• **Your objective**: Restate the data word for word and leave the images out.

• **Data block**:

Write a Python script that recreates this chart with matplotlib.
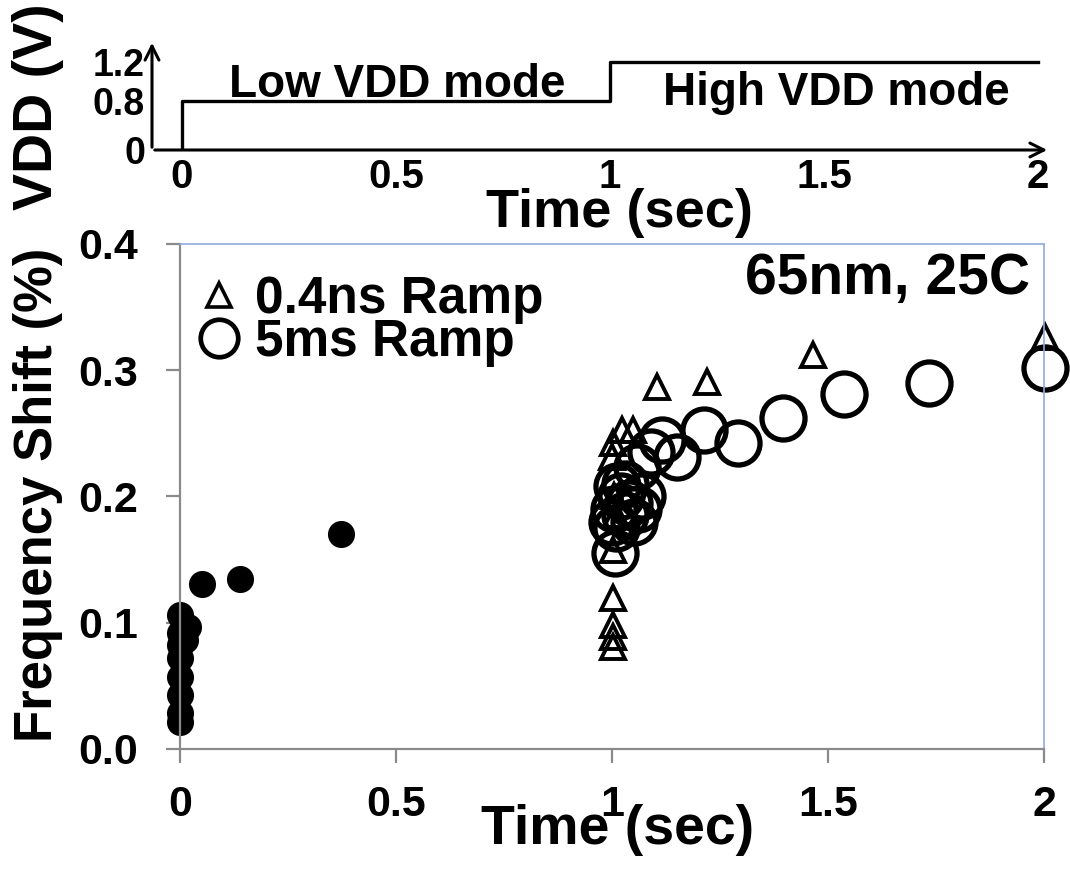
import matplotlib
matplotlib.use("Agg")
import matplotlib.pyplot as plt
import numpy as np
from matplotlib.lines import Line2D

plt.rcParams['font.family'] = ['Liberation Sans', 'DejaVu Sans']
plt.rcParams['font.weight'] = 'bold'

# VDD schedule (top panel)
vdd_t = [0, 0, 1, 1, 2]
vdd_v = [0, 0.8, 0.8, 1.2, 1.2]
vdd_ticks = [0, 0.8, 1.2]
vdd_tick_labels = ["0", "0.8", "1.2"]
time_ticks = [0, 0.5, 1, 1.5, 2]
time_tick_labels = ["0", "0.5", "1", "1.5", "2"]

# low VDD mode (filled dots)
low_t = [0.0, 0.0, 0.0, 0.0, 0.0, 0.0, 0.0, 0.0, 0.012, 0.0185, 0.051, 0.139, 0.373]
low_f = [0.021, 0.0285, 0.043, 0.057, 0.072, 0.082, 0.092, 0.106, 0.086, 0.097, 0.131, 0.135, 0.170]

# 0.4ns ramp (triangles)
fast_t = [1.002, 1.002, 1.002, 1.002, 1.002, 1.005, 1.01, 1.0, 1.002, 1.023, 1.049,
          1.104, 1.22, 1.465, 2.002]
fast_f = [0.081, 0.089, 0.098, 0.120, 0.158, 0.20, 0.185, 0.231, 0.242, 0.253, 0.253,
          0.287, 0.291, 0.312, 0.326]

# 5ms ramp (open circles)
slow_t = [1.007, 1.0, 1.005, 1.01, 1.02, 1.03, 1.04, 1.05, 1.06, 1.07, 1.03, 1.012,
          1.058, 1.09, 1.116, 1.150, 1.213, 1.292, 1.396, 1.537, 1.734, 2.002]
slow_f = [0.155, 0.18, 0.19, 0.175, 0.20, 0.185, 0.195, 0.18, 0.19, 0.20, 0.21, 0.208,
          0.223, 0.235, 0.245, 0.231, 0.253, 0.242, 0.262, 0.281, 0.290, 0.302]

# the VDD axis of the original is drawn schematically (not linear)
vdd_in = [0, 0.8, 1.2, 2.0]
vdd_px = [0, 49, 88, 166]


def vdd_fwd(v):
    return np.interp(v, vdd_in, vdd_px)


def vdd_inv(p):
    return np.interp(p, vdd_px, vdd_in)


fig = plt.figure(figsize=(10.7, 8.69), dpi=100)

# ---- top panel: VDD vs time ----
top = fig.add_axes([152 / 1070, 1 - 150 / 869, 898 / 1070, 110 / 869])
top.plot(vdd_t, vdd_v, color='black', lw=2.4)
top.set_yscale('function', functions=(vdd_fwd, vdd_inv))
top.set_xlim(-30 / 428, 868 / 428)
top.set_ylim(0, vdd_inv(110))
for s in top.spines.values():
    s.set_visible(False)
top.annotate('', xy=(1.0, 0), xytext=(0, 0), xycoords='axes fraction',
             arrowprops=dict(arrowstyle='->', lw=2.2, color='black', mutation_scale=25))
top.annotate('', xy=(0, 1.0), xytext=(0, 0), xycoords='axes fraction',
             arrowprops=dict(arrowstyle='->', lw=2.2, color='black', mutation_scale=25))
top.set_xticks(time_ticks)
top.set_xticklabels(time_tick_labels)
top.set_yticks(vdd_ticks)
top.set_yticklabels(vdd_tick_labels)
top.minorticks_off()
top.tick_params(axis='x', length=0, pad=6, labelsize=29)
top.tick_params(axis='y', length=0, pad=5, labelsize=27)
top.set_xlabel("Time (sec)", fontsize=39, fontweight='bold')
top.xaxis.set_label_coords(0.521, -0.57)
top.xaxis.label.set_va('center')
top.set_ylabel("VDD (V)", fontsize=40, fontweight='bold')
top.yaxis.set_label_coords(-0.127, 0.39)
top.yaxis.label.set_va('center')
top.text(0.502, 0.59, "Low VDD mode", fontsize=33, fontweight='bold',
         ha='center', va='center', transform=top.get_xaxis_transform())
top.text(1.53, 0.52, "High VDD mode", fontsize=33, fontweight='bold',
         ha='center', va='center', transform=top.get_xaxis_transform())

# ---- main panel: frequency shift vs time ----
ax = fig.add_axes([180 / 1070, 1 - 749 / 869, 864 / 1070, 505 / 869])
ax.plot(low_t, low_f, 'o', color='black', ms=19.5, mew=0, clip_on=False)
ax.plot(fast_t, fast_f, '^', mfc='none', mec='black', ms=17, mew=2.8, clip_on=False)
ax.plot(slow_t, slow_f, 'o', mfc='none', mec='black', ms=31, mew=3.8, clip_on=False)
ax.set_xlim(0, 2)
ax.set_ylim(0, 0.4)
ax.set_xticks(time_ticks)
ax.set_xticklabels(time_tick_labels)
ax.set_yticks([0, 0.1, 0.2, 0.3, 0.4])
ax.set_yticklabels(["0.0", "0.1", "0.2", "0.3", "0.4"])
gray = '#8a8a8a'
blue = '#8faadc'
ax.spines['left'].set_color(gray)
ax.spines['bottom'].set_color(gray)
ax.spines['left'].set_linewidth(1.6)
ax.spines['bottom'].set_linewidth(1.6)
ax.spines['top'].set_color(blue)
ax.spines['right'].set_color(blue)
ax.spines['top'].set_linewidth(1.2)
ax.spines['right'].set_linewidth(1.2)
ax.tick_params(axis='both', direction='out', length=10, width=1.6, color=gray,
               labelsize=31)
ax.tick_params(axis='x', pad=16)
ax.tick_params(axis='y', pad=20)
ax.set_xlabel("Time (sec)", fontsize=40, fontweight='bold')
ax.xaxis.set_label_coords(0.506, -0.16)
ax.xaxis.label.set_va('center')
ax.set_ylabel("Frequency Shift (%)", fontsize=38, fontweight='bold')
ax.yaxis.set_label_coords(-0.164, 0.503)
ax.yaxis.label.set_va('center')

handles = [Line2D([], [], marker='^', ls='none', mfc='none', mec='black', ms=17, mew=2.6),
           Line2D([], [], marker='o', ls='none', mfc='none', mec='black', ms=27, mew=3.4)]
ax.legend(handles, ["0.4ns Ramp", "5ms Ramp"], loc='upper left',
          bbox_to_anchor=(-0.008, 0.99), frameon=False, fontsize=37,
          handlelength=0.8, handletextpad=0.3, labelspacing=-0.11,
          borderaxespad=0.3, borderpad=0.2)
ax.text(0.819, 0.931, "65nm, 25C", transform=ax.transAxes, fontsize=41,
        fontweight='bold', ha='center', va='center')

fig.savefig("out.png", dpi=100)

• **The output**:
Write a Python script that recreates this chart with matplotlib.
import matplotlib
matplotlib.use("Agg")
import matplotlib.pyplot as plt
import numpy as np
from matplotlib.lines import Line2D

plt.rcParams['font.family'] = ['Liberation Sans', 'DejaVu Sans']
plt.rcParams['font.weight'] = 'bold'

# VDD schedule (top panel)
vdd_t = [0, 0, 1, 1, 2]
vdd_v = [0, 0.8, 0.8, 1.2, 1.2]
vdd_ticks = [0, 0.8, 1.2]
vdd_tick_labels = ["0", "0.8", "1.2"]
time_ticks = [0, 0.5, 1, 1.5, 2]
time_tick_labels = ["0", "0.5", "1", "1.5", "2"]

# low VDD mode (filled dots)
low_t = [0.0, 0.0, 0.0, 0.0, 0.0, 0.0, 0.0, 0.0, 0.012, 0.0185, 0.051, 0.139, 0.373]
low_f = [0.021, 0.0285, 0.043, 0.057, 0.072, 0.082, 0.092, 0.106, 0.086, 0.097, 0.131, 0.135, 0.170]

# 0.4ns ramp (triangles)
fast_t = [1.002, 1.002, 1.002, 1.002, 1.002, 1.005, 1.01, 1.0, 1.002, 1.023, 1.049,
          1.104, 1.22, 1.465, 2.002]
fast_f = [0.081, 0.089, 0.098, 0.120, 0.158, 0.20, 0.185, 0.231, 0.242, 0.253, 0.253,
          0.287, 0.291, 0.312, 0.326]

# 5ms ramp (open circles)
slow_t = [1.007, 1.0, 1.005, 1.01, 1.02, 1.03, 1.04, 1.05, 1.06, 1.07, 1.03, 1.012,
          1.058, 1.09, 1.116, 1.150, 1.213, 1.292, 1.396, 1.537, 1.734, 2.002]
slow_f = [0.155, 0.18, 0.19, 0.175, 0.20, 0.185, 0.195, 0.18, 0.19, 0.20, 0.21, 0.208,
          0.223, 0.235, 0.245, 0.231, 0.253, 0.242, 0.262, 0.281, 0.290, 0.302]

# the VDD axis of the original is drawn schematically (not linear)
vdd_in = [0, 0.8, 1.2, 2.0]
vdd_px = [0, 49, 88, 166]


def vdd_fwd(v):
    return np.interp(v, vdd_in, vdd_px)


def vdd_inv(p):
    return np.interp(p, vdd_px, vdd_in)


fig = plt.figure(figsize=(10.7, 8.69), dpi=100)

# ---- top panel: VDD vs time ----
top = fig.add_axes([152 / 1070, 1 - 150 / 869, 898 / 1070, 110 / 869])
top.plot(vdd_t, vdd_v, color='black', lw=2.4)
top.set_yscale('function', functions=(vdd_fwd, vdd_inv))
top.set_xlim(-30 / 428, 868 / 428)
top.set_ylim(0, vdd_inv(110))
for s in top.spines.values():
    s.set_visible(False)
top.annotate('', xy=(1.0, 0), xytext=(0, 0), xycoords='axes fraction',
             arrowprops=dict(arrowstyle='->', lw=2.2, color='black', mutation_scale=25))
top.annotate('', xy=(0, 1.0), xytext=(0, 0), xycoords='axes fraction',
             arrowprops=dict(arrowstyle='->', lw=2.2, color='black', mutation_scale=25))
top.set_xticks(time_ticks)
top.set_xticklabels(time_tick_labels)
top.set_yticks(vdd_ticks)
top.set_yticklabels(vdd_tick_labels)
top.minorticks_off()
top.tick_params(axis='x', length=0, pad=6, labelsize=29)
top.tick_params(axis='y', length=0, pad=5, labelsize=27)
top.set_xlabel("Time (sec)", fontsize=39, fontweight='bold')
top.xaxis.set_label_coords(0.521, -0.57)
top.xaxis.label.set_va('center')
top.set_ylabel("VDD (V)", fontsize=40, fontweight='bold')
top.yaxis.set_label_coords(-0.127, 0.39)
top.yaxis.label.set_va('center')
top.text(0.502, 0.59, "Low VDD mode", fontsize=33, fontweight='bold',
         ha='center', va='center', transform=top.get_xaxis_transform())
top.text(1.53, 0.52, "High VDD mode", fontsize=33, fontweight='bold',
         ha='center', va='center', transform=top.get_xaxis_transform())

# ---- main panel: frequency shift vs time ----
ax = fig.add_axes([180 / 1070, 1 - 749 / 869, 864 / 1070, 505 / 869])
ax.plot(low_t, low_f, 'o', color='black', ms=19.5, mew=0, clip_on=False)
ax.plot(fast_t, fast_f, '^', mfc='none', mec='black', ms=17, mew=2.8, clip_on=False)
ax.plot(slow_t, slow_f, 'o', mfc='none', mec='black', ms=31, mew=3.8, clip_on=False)
ax.set_xlim(0, 2)
ax.set_ylim(0, 0.4)
ax.set_xticks(time_ticks)
ax.set_xticklabels(time_tick_labels)
ax.set_yticks([0, 0.1, 0.2, 0.3, 0.4])
ax.set_yticklabels(["0.0", "0.1", "0.2", "0.3", "0.4"])
gray = '#8a8a8a'
blue = '#8faadc'
ax.spines['left'].set_color(gray)
ax.spines['bottom'].set_color(gray)
ax.spines['left'].set_linewidth(1.6)
ax.spines['bottom'].set_linewidth(1.6)
ax.spines['top'].set_color(blue)
ax.spines['right'].set_color(blue)
ax.spines['top'].set_linewidth(1.2)
ax.spines['right'].set_linewidth(1.2)
ax.tick_params(axis='both', direction='out', length=10, width=1.6, color=gray,
               labelsize=31)
ax.tick_params(axis='x', pad=16)
ax.tick_params(axis='y', pad=20)
ax.set_xlabel("Time (sec)", fontsize=40, fontweight='bold')
ax.xaxis.set_label_coords(0.506, -0.16)
ax.xaxis.label.set_va('center')
ax.set_ylabel("Frequency Shift (%)", fontsize=38, fontweight='bold')
ax.yaxis.set_label_coords(-0.164, 0.503)
ax.yaxis.label.set_va('center')

handles = [Line2D([], [], marker='^', ls='none', mfc='none', mec='black', ms=17, mew=2.6),
           Line2D([], [], marker='o', ls='none', mfc='none', mec='black', ms=27, mew=3.4)]
ax.legend(handles, ["0.4ns Ramp", "5ms Ramp"], loc='upper left',
          bbox_to_anchor=(-0.008, 0.99), frameon=False, fontsize=37,
          handlelength=0.8, handletextpad=0.3, labelspacing=-0.11,
          borderaxespad=0.3, borderpad=0.2)
ax.text(0.819, 0.931, "65nm, 25C", transform=ax.transAxes, fontsize=41,
        fontweight='bold', ha='center', va='center')

fig.savefig("out.png", dpi=100)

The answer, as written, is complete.